◆ Supplied entries
● ● ● ● ● ● ●
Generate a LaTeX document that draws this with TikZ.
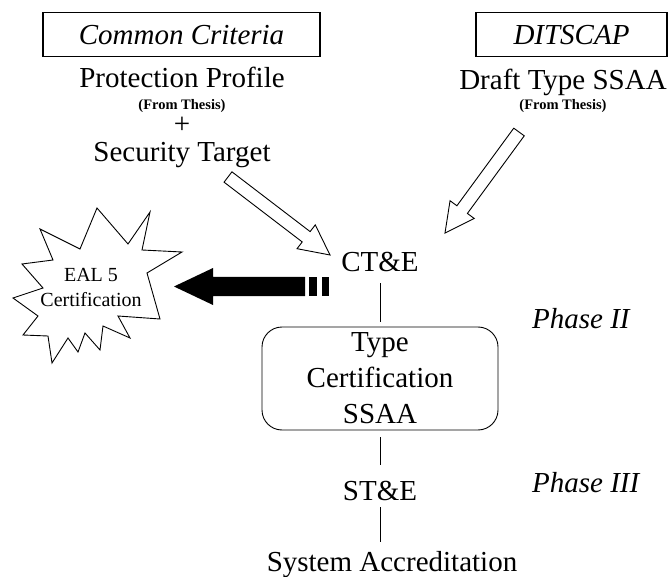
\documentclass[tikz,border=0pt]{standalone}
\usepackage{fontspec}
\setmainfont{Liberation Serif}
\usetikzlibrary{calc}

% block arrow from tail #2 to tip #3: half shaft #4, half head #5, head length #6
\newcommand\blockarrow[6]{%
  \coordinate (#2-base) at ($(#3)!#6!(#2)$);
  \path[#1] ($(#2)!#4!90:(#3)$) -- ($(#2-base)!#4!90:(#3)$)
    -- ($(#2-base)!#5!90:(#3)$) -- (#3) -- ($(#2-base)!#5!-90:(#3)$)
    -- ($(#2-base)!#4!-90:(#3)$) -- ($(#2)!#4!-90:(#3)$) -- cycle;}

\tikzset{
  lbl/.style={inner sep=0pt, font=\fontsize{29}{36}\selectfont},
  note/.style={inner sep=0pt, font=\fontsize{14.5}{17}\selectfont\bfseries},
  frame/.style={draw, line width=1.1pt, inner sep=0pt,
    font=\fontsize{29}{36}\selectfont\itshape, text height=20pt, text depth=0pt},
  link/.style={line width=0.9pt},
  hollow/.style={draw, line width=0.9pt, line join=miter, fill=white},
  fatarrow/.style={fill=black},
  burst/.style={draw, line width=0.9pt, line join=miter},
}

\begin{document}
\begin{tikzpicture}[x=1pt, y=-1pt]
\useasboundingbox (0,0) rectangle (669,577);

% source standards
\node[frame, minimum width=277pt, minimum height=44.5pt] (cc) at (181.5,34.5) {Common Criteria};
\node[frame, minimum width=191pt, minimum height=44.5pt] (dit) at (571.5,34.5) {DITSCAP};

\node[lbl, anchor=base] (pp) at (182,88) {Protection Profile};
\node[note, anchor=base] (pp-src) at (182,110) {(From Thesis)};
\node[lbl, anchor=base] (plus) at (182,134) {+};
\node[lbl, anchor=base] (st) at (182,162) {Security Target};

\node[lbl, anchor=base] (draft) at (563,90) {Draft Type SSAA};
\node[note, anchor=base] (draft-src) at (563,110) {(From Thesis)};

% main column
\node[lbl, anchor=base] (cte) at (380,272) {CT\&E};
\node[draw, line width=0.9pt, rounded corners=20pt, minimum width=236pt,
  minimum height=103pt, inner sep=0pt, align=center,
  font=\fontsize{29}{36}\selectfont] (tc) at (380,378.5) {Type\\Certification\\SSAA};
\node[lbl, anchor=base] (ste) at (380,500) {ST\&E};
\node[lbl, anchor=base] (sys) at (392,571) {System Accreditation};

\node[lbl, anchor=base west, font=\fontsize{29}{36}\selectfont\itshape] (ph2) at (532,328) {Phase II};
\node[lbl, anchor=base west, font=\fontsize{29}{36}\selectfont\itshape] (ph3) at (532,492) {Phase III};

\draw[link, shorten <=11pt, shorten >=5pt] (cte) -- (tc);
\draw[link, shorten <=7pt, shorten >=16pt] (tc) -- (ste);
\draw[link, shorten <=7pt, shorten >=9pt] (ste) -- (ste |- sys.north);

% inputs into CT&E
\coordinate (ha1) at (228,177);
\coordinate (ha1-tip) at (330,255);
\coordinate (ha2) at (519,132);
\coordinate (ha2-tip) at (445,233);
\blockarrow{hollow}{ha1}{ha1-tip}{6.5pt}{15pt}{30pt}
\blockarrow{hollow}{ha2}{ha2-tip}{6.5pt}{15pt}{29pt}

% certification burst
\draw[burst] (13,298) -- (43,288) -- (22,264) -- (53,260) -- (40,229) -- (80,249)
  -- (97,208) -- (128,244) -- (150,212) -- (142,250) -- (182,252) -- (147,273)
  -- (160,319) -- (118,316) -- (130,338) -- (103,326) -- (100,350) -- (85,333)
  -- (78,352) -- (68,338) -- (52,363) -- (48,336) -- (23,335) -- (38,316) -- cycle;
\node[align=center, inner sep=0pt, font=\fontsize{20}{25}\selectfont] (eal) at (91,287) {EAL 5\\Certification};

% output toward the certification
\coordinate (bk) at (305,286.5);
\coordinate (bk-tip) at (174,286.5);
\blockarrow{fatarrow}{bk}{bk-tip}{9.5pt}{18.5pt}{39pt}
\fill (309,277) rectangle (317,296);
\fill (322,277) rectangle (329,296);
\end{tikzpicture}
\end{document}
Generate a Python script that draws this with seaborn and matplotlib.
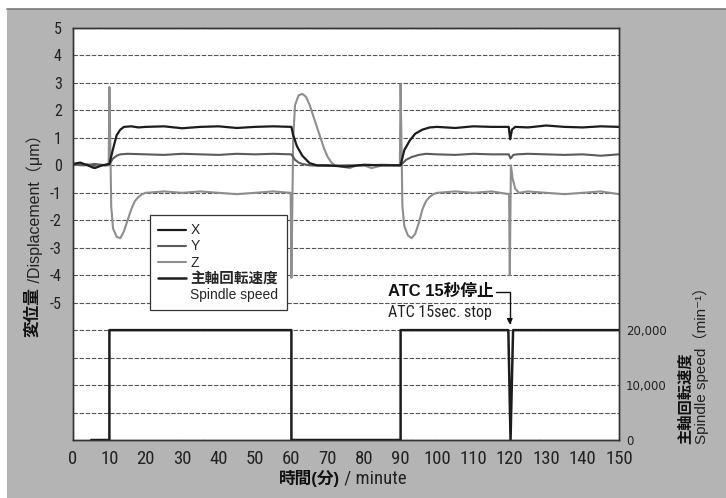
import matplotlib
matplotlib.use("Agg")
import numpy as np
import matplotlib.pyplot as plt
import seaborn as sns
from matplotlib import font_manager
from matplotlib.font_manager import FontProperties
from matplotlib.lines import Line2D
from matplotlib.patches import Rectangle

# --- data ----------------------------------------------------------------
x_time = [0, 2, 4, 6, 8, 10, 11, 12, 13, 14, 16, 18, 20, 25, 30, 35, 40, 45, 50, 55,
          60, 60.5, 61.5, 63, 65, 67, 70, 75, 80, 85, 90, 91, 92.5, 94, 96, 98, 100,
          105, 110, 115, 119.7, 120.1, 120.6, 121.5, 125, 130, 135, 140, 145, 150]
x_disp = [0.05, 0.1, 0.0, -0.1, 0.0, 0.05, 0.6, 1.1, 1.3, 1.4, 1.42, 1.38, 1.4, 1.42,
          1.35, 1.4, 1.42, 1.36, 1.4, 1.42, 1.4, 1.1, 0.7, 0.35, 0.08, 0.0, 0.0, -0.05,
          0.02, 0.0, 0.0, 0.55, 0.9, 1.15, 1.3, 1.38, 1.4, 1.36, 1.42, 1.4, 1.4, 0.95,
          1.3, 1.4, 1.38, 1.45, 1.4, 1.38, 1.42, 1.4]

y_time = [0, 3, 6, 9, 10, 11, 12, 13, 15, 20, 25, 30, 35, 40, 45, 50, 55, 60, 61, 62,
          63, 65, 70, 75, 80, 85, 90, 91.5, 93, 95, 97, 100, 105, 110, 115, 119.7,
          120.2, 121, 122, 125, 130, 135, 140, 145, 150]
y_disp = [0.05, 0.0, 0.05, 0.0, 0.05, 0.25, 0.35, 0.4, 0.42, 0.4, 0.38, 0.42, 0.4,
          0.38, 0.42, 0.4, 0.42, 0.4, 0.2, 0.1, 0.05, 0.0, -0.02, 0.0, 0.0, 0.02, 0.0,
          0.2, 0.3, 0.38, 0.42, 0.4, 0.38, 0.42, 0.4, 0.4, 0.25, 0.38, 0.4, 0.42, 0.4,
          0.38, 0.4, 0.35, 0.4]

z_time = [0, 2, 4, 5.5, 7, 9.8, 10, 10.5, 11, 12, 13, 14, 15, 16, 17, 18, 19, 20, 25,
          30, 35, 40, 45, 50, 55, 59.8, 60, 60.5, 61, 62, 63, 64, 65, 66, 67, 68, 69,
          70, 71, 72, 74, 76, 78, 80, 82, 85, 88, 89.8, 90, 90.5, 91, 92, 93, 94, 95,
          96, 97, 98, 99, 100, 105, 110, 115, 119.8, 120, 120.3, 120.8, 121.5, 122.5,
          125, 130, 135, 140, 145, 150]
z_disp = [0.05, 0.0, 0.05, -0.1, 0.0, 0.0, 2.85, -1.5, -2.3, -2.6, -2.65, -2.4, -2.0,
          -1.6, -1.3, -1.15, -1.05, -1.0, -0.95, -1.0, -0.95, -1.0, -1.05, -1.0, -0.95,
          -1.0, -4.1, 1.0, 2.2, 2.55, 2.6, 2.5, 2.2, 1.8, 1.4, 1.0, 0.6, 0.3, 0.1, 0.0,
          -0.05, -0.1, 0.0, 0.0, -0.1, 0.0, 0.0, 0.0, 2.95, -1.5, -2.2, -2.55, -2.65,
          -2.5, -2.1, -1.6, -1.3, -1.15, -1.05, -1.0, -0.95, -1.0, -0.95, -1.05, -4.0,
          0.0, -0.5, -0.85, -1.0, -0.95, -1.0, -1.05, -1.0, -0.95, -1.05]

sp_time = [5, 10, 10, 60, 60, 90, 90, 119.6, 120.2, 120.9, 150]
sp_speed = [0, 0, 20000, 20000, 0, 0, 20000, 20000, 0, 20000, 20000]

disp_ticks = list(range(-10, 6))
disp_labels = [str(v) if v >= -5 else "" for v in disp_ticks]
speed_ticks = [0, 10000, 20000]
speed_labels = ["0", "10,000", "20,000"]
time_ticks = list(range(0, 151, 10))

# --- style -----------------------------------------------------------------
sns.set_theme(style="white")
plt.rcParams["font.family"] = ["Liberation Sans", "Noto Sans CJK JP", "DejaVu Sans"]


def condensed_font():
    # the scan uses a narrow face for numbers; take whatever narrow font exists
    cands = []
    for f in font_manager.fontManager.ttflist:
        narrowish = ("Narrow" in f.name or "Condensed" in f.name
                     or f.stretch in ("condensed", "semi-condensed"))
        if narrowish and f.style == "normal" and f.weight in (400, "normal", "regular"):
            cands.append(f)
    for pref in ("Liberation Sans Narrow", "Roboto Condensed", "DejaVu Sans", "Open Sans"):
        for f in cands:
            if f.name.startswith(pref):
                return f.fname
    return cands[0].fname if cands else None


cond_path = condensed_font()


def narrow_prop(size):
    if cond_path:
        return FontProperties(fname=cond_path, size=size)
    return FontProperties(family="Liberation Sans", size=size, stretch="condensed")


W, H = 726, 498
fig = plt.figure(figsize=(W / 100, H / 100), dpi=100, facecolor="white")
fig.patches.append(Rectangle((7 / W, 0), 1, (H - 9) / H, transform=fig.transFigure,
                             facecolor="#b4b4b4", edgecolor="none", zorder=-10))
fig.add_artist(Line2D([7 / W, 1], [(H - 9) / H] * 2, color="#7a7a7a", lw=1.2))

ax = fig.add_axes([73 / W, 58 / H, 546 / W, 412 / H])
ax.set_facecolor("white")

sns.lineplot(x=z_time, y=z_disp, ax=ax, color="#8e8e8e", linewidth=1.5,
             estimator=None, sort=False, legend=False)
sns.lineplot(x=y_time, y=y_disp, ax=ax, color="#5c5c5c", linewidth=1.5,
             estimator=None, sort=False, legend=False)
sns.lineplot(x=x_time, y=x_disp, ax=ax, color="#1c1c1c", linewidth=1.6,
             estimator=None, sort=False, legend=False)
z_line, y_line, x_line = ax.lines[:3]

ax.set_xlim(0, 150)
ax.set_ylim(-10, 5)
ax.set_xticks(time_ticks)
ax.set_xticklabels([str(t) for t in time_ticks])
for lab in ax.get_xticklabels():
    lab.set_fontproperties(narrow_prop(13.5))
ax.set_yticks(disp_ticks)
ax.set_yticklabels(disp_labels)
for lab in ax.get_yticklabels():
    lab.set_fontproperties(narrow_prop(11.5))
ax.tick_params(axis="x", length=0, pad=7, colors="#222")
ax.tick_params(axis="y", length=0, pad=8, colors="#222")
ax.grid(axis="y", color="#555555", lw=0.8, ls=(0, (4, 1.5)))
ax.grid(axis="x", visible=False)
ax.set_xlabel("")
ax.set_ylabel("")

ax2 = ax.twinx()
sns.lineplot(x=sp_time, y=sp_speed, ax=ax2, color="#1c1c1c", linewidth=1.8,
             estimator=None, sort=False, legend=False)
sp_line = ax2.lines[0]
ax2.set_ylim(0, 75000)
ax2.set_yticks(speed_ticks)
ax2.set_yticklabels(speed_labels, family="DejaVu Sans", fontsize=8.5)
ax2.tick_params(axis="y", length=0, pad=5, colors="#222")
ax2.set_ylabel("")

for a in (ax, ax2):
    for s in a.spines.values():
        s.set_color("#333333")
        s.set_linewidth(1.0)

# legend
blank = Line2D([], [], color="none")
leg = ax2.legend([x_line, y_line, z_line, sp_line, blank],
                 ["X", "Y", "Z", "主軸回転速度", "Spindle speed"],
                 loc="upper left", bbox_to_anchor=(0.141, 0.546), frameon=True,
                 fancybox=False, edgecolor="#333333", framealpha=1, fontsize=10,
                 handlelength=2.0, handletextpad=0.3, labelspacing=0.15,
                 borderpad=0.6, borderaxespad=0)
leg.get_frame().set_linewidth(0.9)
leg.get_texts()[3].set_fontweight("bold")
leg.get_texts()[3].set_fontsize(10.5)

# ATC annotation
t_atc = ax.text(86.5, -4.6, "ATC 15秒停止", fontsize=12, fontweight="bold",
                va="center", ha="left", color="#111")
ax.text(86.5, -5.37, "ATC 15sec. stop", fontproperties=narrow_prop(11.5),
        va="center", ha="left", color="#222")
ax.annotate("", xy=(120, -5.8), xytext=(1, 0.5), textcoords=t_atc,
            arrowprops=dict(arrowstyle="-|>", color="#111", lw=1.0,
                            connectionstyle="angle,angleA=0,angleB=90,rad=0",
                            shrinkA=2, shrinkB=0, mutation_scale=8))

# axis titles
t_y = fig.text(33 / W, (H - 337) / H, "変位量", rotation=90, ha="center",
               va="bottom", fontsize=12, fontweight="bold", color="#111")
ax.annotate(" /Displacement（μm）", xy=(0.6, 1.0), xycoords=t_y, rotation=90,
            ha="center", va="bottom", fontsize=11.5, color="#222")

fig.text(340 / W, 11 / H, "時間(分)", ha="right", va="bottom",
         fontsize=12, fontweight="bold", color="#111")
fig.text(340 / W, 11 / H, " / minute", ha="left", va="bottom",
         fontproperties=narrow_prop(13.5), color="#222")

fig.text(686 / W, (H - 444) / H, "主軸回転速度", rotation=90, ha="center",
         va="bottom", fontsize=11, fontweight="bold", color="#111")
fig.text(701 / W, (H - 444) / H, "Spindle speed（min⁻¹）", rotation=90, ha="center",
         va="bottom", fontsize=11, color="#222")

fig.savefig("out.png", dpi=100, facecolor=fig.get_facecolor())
● ● ● ● ● ● ●
◆ Aim
Quote the records above exactly, from the first line through the line containing "-- ($(#2-base)!#4!-90:(#3)$) -- ($(#2)!#4!-90:(#3)$)", and leave out the pictures.

◆ Output for this exercise
Generate a LaTeX document that draws this with TikZ.
\documentclass[tikz,border=0pt]{standalone}
\usepackage{fontspec}
\setmainfont{Liberation Serif}
\usetikzlibrary{calc}

% block arrow from tail #2 to tip #3: half shaft #4, half head #5, head length #6
\newcommand\blockarrow[6]{%
  \coordinate (#2-base) at ($(#3)!#6!(#2)$);
  \path[#1] ($(#2)!#4!90:(#3)$) -- ($(#2-base)!#4!90:(#3)$)
    -- ($(#2-base)!#5!90:(#3)$) -- (#3) -- ($(#2-base)!#5!-90:(#3)$)
    -- ($(#2-base)!#4!-90:(#3)$) -- ($(#2)!#4!-90:(#3)$) -- cycle;}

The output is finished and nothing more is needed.